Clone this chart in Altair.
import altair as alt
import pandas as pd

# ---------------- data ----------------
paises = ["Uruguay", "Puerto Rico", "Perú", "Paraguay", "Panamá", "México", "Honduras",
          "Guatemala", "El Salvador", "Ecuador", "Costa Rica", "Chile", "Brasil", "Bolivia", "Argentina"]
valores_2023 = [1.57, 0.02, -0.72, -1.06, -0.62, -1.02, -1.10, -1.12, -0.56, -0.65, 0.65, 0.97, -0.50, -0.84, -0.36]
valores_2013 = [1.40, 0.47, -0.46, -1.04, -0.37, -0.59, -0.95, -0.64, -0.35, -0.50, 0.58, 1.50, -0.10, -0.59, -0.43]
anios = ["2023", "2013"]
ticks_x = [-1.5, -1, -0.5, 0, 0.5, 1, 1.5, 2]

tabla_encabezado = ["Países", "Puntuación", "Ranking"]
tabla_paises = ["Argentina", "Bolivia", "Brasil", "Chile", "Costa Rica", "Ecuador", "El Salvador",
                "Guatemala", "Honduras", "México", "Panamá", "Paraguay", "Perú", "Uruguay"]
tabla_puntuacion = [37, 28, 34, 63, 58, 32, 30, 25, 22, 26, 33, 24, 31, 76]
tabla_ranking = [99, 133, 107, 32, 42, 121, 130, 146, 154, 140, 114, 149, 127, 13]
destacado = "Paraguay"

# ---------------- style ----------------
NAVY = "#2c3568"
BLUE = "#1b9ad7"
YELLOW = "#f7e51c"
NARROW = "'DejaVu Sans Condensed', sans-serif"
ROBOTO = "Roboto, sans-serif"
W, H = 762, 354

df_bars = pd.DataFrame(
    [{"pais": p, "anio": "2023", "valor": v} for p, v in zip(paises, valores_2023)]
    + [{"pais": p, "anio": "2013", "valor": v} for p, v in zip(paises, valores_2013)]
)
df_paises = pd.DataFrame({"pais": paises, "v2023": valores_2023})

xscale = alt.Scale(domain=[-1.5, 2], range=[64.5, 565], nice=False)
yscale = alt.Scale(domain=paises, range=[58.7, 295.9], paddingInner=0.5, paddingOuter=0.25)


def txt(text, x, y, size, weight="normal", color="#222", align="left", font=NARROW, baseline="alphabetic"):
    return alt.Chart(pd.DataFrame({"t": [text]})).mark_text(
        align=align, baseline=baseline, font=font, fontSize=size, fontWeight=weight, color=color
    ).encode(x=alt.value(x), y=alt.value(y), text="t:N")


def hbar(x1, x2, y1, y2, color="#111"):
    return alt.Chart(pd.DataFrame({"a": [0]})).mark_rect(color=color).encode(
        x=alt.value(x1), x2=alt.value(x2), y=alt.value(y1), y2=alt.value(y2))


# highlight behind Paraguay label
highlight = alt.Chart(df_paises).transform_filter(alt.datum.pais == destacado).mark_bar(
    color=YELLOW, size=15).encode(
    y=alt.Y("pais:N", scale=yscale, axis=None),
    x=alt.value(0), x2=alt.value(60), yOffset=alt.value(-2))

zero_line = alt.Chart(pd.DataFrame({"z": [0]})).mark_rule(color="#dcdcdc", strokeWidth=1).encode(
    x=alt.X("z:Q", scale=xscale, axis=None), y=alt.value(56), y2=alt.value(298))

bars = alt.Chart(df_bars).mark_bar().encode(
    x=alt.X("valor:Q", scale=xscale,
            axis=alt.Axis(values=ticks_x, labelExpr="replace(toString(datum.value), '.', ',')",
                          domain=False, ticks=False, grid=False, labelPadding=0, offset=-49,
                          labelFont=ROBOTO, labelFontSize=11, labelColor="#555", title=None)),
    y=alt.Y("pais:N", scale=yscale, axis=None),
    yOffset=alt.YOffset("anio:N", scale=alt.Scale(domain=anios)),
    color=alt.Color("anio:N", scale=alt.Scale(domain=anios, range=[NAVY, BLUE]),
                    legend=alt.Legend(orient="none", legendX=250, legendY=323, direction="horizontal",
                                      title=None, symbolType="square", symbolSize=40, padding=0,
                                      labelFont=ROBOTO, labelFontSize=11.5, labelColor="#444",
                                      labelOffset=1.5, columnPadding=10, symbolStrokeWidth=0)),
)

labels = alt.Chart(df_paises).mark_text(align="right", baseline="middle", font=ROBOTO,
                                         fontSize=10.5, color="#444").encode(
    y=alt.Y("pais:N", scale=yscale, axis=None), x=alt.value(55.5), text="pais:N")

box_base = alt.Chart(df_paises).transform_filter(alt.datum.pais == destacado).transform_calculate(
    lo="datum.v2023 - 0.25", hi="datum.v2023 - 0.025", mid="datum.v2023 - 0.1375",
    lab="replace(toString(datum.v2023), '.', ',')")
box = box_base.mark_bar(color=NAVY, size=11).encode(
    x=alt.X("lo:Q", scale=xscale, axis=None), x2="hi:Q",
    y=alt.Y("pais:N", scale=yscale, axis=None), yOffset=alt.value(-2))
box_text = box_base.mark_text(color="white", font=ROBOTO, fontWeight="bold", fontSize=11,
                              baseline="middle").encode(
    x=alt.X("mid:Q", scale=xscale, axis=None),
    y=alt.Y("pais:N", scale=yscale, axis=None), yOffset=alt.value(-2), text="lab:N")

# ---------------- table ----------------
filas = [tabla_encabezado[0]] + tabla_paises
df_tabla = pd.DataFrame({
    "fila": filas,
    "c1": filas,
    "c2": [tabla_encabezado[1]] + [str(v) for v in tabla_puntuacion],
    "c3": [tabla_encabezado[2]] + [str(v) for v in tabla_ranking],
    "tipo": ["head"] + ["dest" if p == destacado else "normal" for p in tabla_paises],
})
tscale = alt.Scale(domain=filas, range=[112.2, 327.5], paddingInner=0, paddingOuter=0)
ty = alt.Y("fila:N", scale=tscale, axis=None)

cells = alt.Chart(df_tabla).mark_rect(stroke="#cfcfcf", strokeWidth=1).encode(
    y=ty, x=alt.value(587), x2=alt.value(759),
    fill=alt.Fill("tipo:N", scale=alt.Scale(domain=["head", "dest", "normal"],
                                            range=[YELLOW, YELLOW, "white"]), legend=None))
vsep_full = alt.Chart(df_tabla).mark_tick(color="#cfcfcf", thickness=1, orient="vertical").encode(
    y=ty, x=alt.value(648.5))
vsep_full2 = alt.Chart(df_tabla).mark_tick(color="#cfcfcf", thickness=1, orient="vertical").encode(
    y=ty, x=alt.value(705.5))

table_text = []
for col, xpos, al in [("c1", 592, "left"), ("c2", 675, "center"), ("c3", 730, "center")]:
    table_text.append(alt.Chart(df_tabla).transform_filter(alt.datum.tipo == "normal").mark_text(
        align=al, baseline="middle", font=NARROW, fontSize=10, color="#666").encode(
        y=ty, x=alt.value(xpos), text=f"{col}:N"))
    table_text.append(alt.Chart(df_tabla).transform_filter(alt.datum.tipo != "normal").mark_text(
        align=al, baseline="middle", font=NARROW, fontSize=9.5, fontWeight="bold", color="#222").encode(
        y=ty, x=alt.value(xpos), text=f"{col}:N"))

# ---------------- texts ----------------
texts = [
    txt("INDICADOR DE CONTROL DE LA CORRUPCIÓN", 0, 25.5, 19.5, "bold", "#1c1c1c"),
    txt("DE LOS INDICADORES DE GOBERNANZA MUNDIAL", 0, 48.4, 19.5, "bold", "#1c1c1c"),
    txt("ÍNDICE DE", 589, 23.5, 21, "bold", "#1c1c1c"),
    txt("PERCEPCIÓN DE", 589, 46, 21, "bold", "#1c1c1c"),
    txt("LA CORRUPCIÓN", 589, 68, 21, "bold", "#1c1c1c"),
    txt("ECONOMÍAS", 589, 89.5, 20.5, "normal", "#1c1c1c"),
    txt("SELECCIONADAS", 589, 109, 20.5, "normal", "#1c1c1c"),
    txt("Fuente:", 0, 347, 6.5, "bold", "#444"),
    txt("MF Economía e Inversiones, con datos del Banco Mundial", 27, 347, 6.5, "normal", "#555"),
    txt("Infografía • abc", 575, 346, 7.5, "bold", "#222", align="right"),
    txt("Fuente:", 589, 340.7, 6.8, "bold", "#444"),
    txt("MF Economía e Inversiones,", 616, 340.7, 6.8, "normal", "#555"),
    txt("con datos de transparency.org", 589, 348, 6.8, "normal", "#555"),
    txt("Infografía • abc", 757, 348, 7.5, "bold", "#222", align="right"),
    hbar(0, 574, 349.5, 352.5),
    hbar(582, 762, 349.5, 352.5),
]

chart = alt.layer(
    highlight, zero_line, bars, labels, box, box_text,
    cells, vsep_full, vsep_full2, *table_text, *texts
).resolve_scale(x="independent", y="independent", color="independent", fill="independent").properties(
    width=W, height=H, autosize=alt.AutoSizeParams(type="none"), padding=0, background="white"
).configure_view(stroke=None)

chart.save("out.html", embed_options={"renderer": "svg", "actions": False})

+++++

# [Task prompt]
Repeat, exactly and only, the lines from the beginning of the material through the line that contains "import pandas as pd".

# [Response below]
Clone this chart in Altair.
import altair as alt
import pandas as pd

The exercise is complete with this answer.